Kim is an immigrant who in 2020 was one of the first Korean-American women elected to the House. Before joining Congress and serving in the California State Assembly, she was an aide to now-retired Rep. Ed Royce (R-Calif.), who was a senior member of the Financial Services Committee. She also worked as a financial analyst and owned a women’s wear firm.

Kim would double the Financial Services Committee GOP’s female representation while also serving as its only Asian-American Republican and its only Western state Republican.

“I’ve made it very, very clear it’s important to have representation from the Western states,” she said in an interview. “It’s important because my district includes three counties — Orange, LA and San Bernardino counties — and we have tens of thousands of Asian American- and minority-owned small businesses, credit unions and financial institutions. But we don’t have voices or advocates to speak for them.”
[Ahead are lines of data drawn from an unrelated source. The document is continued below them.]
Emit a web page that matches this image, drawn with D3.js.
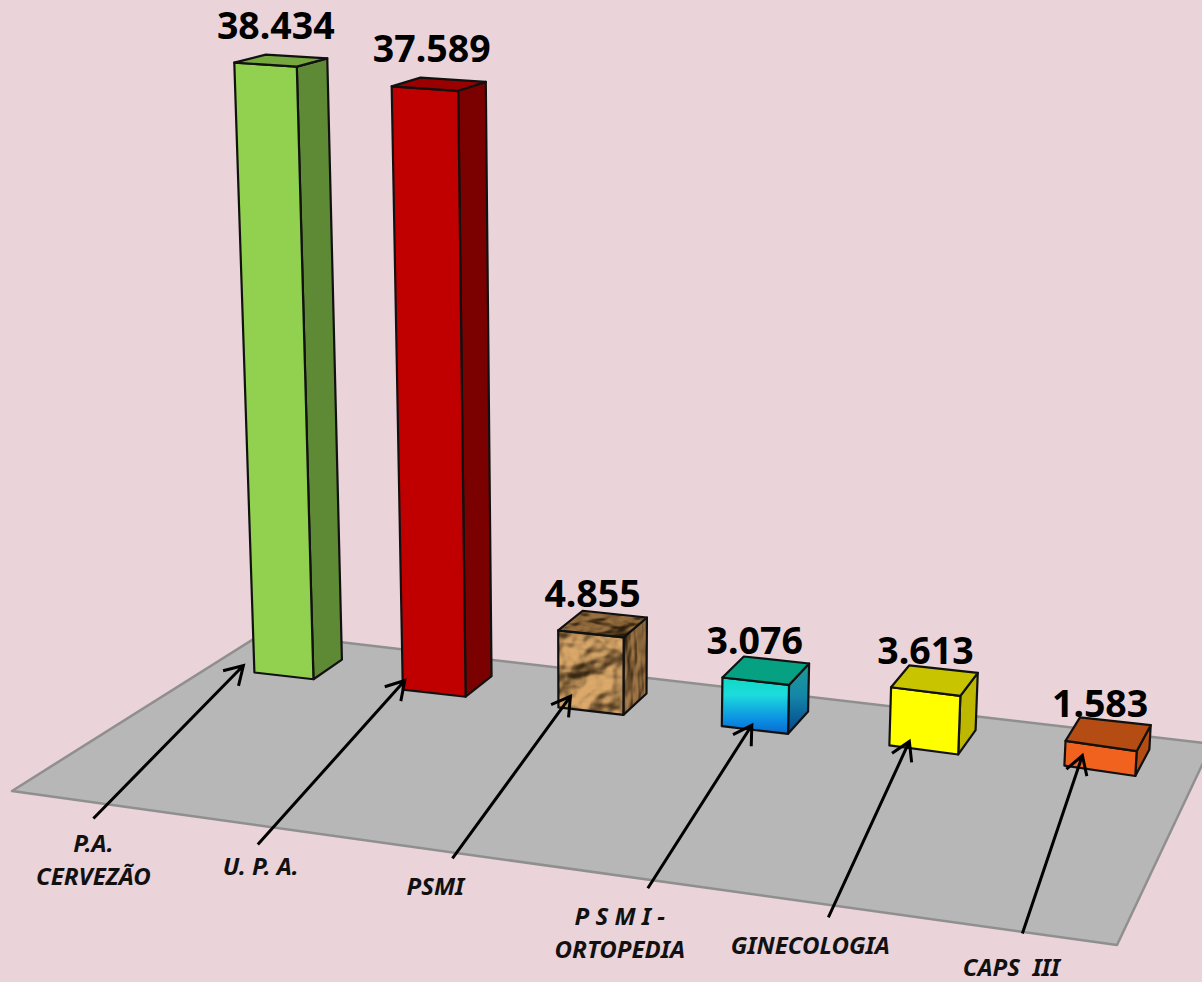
<!DOCTYPE html>
<html><head><meta charset="utf-8">
<script src="https://cdnjs.cloudflare.com/ajax/libs/d3/7.8.5/d3.min.js"></script>
<style>html,body{margin:0;padding:0;background:#ead3d9;overflow:hidden}svg{display:block}text{white-space:pre;font-family:"Noto Sans","Open Sans",sans-serif}</style>
</head><body><svg id="c" width="1202" height="982"></svg>
<script>
const categories = ["P.A. CERVEZÃO","U. P. A.","PSMI","P S M I - ORTOPEDIA","GINECOLOGIA","CAPS  III"];
const categoryLines = [["P.A.","CERVEZÃO"],["U. P. A."],["PSMI"],["P S M I -","ORTOPEDIA"],["GINECOLOGIA"],["CAPS  III"]];
const values = [38434,37589,4855,3076,3613,1583];
const frontFills = ["#92d050","#c00000","url(#texFront)","url(#gFront)","#ffff00","#f0621e"];
const sideFills  = ["#5f8a35","#7b0000","url(#texSide)","url(#gSide)","#bdb700","#b44c14"];
const topFills   = ["#77a83f","#9b0000","url(#texTop)","#06a082","#c9c400","#b44c14"];
// layout only: small corrections of the band position, width and front edge, in floor units
const bandShift = [0.001,0.002,0.003,0.004,0.001,-0.003];
const bandGrow  = [0.001,0.002,0.001,-0.001,-0.001,-0.002];
const frontDrop = [0,0,0,0,0.006,0.012];
// annotation layout, in pixels relative to each bar's front-left floor corner
const arrowTip  = [[-11,-7],[2,-9],[12,-11],[30,-1],[20,-4],[18,-10]];
const arrowTail = [[-161,146],[-145,155],[-106,151],[-74,162],[-61,172],[-42,168]];
const labelPos  = [[-161,180],[-142,185],[-123,188],[-102,199],[-79,209],[-53,210]];
const valueShift= [[-5,-16],[-7,-16],[-10,-4],[-11,-2],[-9,-1],[-8,0]];
const floorCorners = [[12,791],[1117,945],[1212,744],[263,633]];

const svg = d3.select("#c");
const fmt = d3.formatLocale({decimal:",",thousands:".",grouping:[3],currency:["",""]}).format(",d");

// floor homography (unit square -> picture)
const H = {a:931.4,b:283.4,c:12,d:7.1,e:-46.1,f:791,g:-0.1554,h:0.1676};
const wOf = (u,v)=>H.g*u+H.h*v+1;
const floorPt = (u,v)=>{const w=wOf(u,v);return [(H.a*u+H.b*v+H.c)/w,(H.d*u+H.e*v+H.f)/w];};
const VP = [590,10850], W_REF = 1.117, KU = 0.55, KV = 1;
const uScale = d3.scaleBand().domain(categories).range([0.054,0.954]).paddingInner(0.6);
const vFront = 0.785, vBack = 0.925;
const hScale = d3.scaleLinear().domain([120,d3.max(values)]).range([0,0.0601]).clamp(true);
function project(u,v,val){
  const p=floorPt(u,v), wf=wOf(u,vFront);
  const t=-hScale(val)*Math.pow(W_REF/wf,KU)*Math.pow(wf/wOf(u,v),KV);
  return [p[0]+t*(VP[0]-p[0]),p[1]+t*(VP[1]-p[1])];
}

// defs
const defs = svg.append("defs");
function grad(id,stops){
  const g=defs.append("linearGradient").attr("id",id).attr("x1",0).attr("y1",0).attr("x2",0).attr("y2",1);
  stops.forEach(s=>g.append("stop").attr("offset",s[0]).attr("stop-color",s[1]));
}
grad("gFront",[[0,"#10d8c4"],[0.3,"#1cdcdc"],[0.75,"#0b8fe2"],[1,"#0a6ad0"]]);
grad("gSide",[[0,"#1f9c96"],[0.45,"#1487a8"],[1,"#03448c"]]);
function texture(id,color,seed,freq,elev,scale){
  const f=defs.append("filter").attr("id",id+"F").attr("x",0).attr("y",0).attr("width",1).attr("height",1).attr("color-interpolation-filters","sRGB");
  f.append("feTurbulence").attr("type","fractalNoise").attr("baseFrequency",freq).attr("numOctaves",3).attr("seed",seed).attr("result","n");
  const l=f.append("feDiffuseLighting").attr("in","n").attr("surfaceScale",scale).attr("diffuseConstant",1.1).attr("lighting-color",color).attr("result","l");
  l.append("feDistantLight").attr("azimuth",235).attr("elevation",elev);
  const ct=f.append("feComponentTransfer").attr("in","l").attr("result","s");
  [["feFuncR",0.8,0.18],["feFuncG",0.8,0.12],["feFuncB",0.8,0.05]].forEach(k=>ct.append(k[0]).attr("type","linear").attr("slope",k[1]).attr("intercept",k[2]));
  f.append("feComposite").attr("in","s").attr("in2","SourceAlpha").attr("operator","in");
}
texture("texFront","#c79f6c",4,"0.03 0.035",50,11);
texture("texSide","#8f6f49",9,"0.07 0.02",45,10);
texture("texTop","#7d5f3c",12,"0.03 0.07",48,9);

// floor
svg.append("polygon").attr("points",floorCorners.join(" ")).attr("fill","#b7b7b7").attr("stroke","#8f8f8f").attr("stroke-width",2.5).attr("stroke-linejoin","round");

// bars
const line = d3.line();
const u0Of = i=>uScale(categories[i])+bandShift[i];
categories.forEach((cat,i)=>{
  const val=values[i], u0=u0Of(i), u1=u0+uScale.bandwidth()+bandGrow[i], vf=vFront-frontDrop[i];
  const FL0=project(u0,vFront,0),FR0=project(u1,vf,0),BR0=project(u1,vBack,0);
  const FL1=project(u0,vFront,val),FR1=project(u1,vf,val),BR1=project(u1,vBack,val),BL1=project(u0,vBack,val);
  const g=svg.append("g").attr("class","bar");
  const faces=[
    {pts:[BR0,BR1,FR1,FR0],fill:sideFills[i]},
    {pts:[FL0,FL1,FR1,FR0],fill:frontFills[i]},
    {pts:[FL1,BL1,BR1,FR1],fill:topFills[i]}];
  faces.forEach(f=>{
    const isTex=String(f.fill).startsWith("url(#tex");
    const p=g.append("path").attr("d",line(f.pts)+"Z");
    if(isTex){p.attr("fill","#000").attr("filter",f.fill.replace(")","F)"));}
    else p.attr("fill",f.fill);
    g.append("path").attr("d",line(f.pts)+"Z").attr("fill","none").attr("stroke","#111").attr("stroke-width",2.2).attr("stroke-linejoin","round");
  });
  // value label
  const cx=(FL1[0]+BR1[0])/2, topY=Math.min(BL1[1],BR1[1]);
  svg.append("text").attr("class","value").attr("x",cx+valueShift[i][0]).attr("y",topY+valueShift[i][1])
    .attr("text-anchor","middle").attr("font-size",37.5).attr("font-weight",700).attr("fill","#000").text(fmt(val));
});

// arrows and category labels
categories.forEach((cat,i)=>{
  const b=project(u0Of(i),vFront,0);
  const tip=[b[0]+arrowTip[i][0],b[1]+arrowTip[i][1]], tail=[b[0]+arrowTail[i][0],b[1]+arrowTail[i][1]];
  const ang=Math.atan2(tail[1]-tip[1],tail[0]-tip[0]), wing=21, sp=0.54;
  const w1=[tip[0]+wing*Math.cos(ang+sp),tip[1]+wing*Math.sin(ang+sp)], w2=[tip[0]+wing*Math.cos(ang-sp),tip[1]+wing*Math.sin(ang-sp)];
  svg.append("path").attr("d",line([tail,tip])+line([w1,tip,w2])).attr("fill","none").attr("stroke","#000").attr("stroke-width",3).attr("stroke-linejoin","miter");
  const t=svg.append("text").attr("class","cat").attr("text-anchor","middle").attr("font-size",24).attr("font-weight",700).attr("font-style","italic").attr("fill","#111");
  categoryLines[i].forEach((s,j)=>t.append("tspan").attr("x",b[0]+labelPos[i][0]).attr("y",b[1]+labelPos[i][1]+j*33).text(s));
});
</script></body></html>
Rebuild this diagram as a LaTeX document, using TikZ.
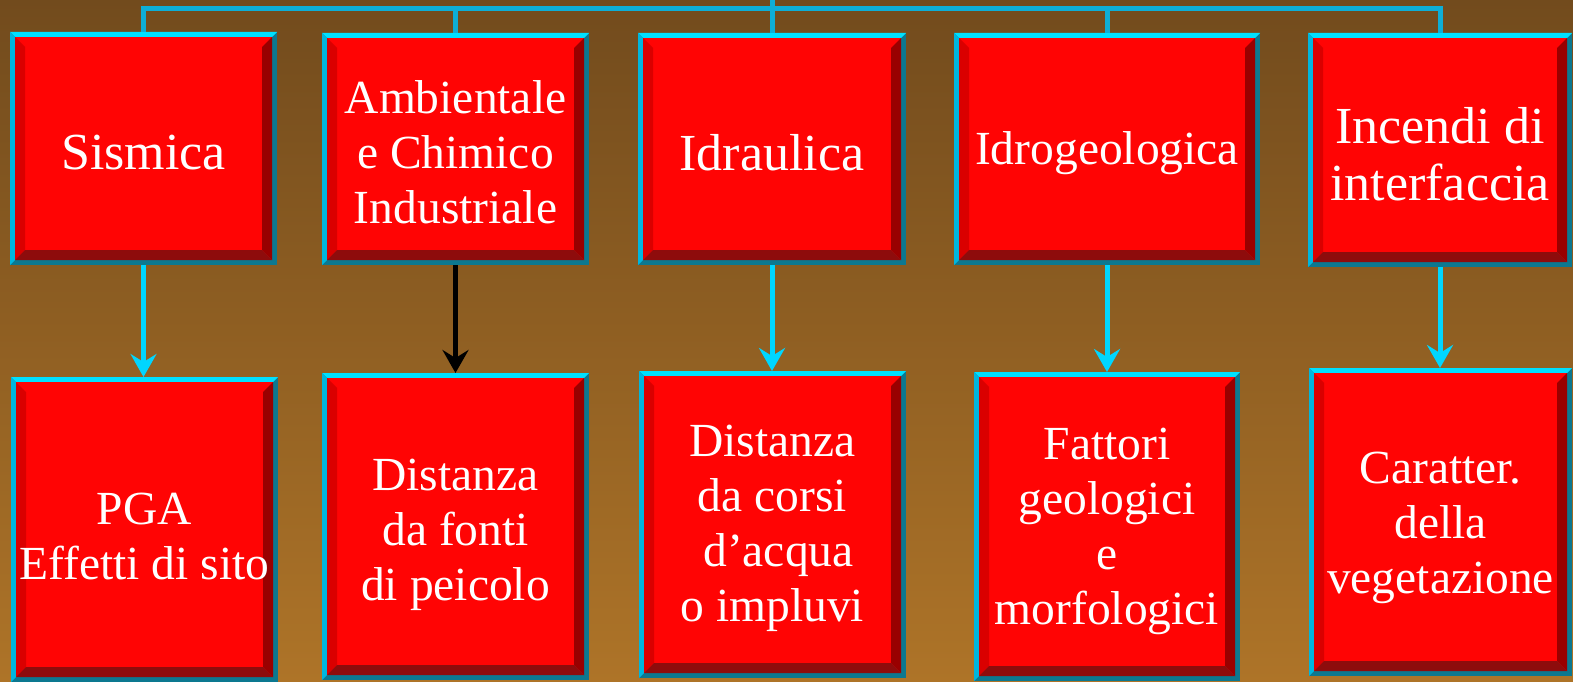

Royce said his former committee would be well-served by adding Kim to its ranks.

“She’s an immigrant, she’s a mother, she hails from a Western state and she has experience in financial services,” he said. “I think you call that a grand slam.”

Before winning a House seat last year, Donalds worked in finance in Florida and served in the Florida House of Representatives. He is one of only two Black Republicans in the House, but he said diversity is not part of his pitch for the Financial Services Committee.

“I don’t get caught up in that stuff,” he said. “I let other people worry about that. The reason why I think I should be on is because I have the qualifications to be on. Somebody with my background in a lot of respects should be a shoe-in.”

Another argument in favor of Kim or Donalds is that either would likely get a significant Wall Street fundraising boost on the committee as Republicans look to hold onto their seats in the 2022 election. But Republicans are also increasingly bullish about winning back the House majority next year, which would give the freshmen another opportunity to serve.

“In the next 18 months, if they do their jobs well, all of them will be on the committee,” said Sam Geduldig, a former Republican House Financial Services staffer who is now co-CEO of lobbying firm CGCN.

Rep. Patrick McHenry (R-N.C.), the top Republican on Financial Services, said the GOP has “high quality, talented Republicans who will be a great addition to the committee.”

“It’s an embarrassment of riches,” he said.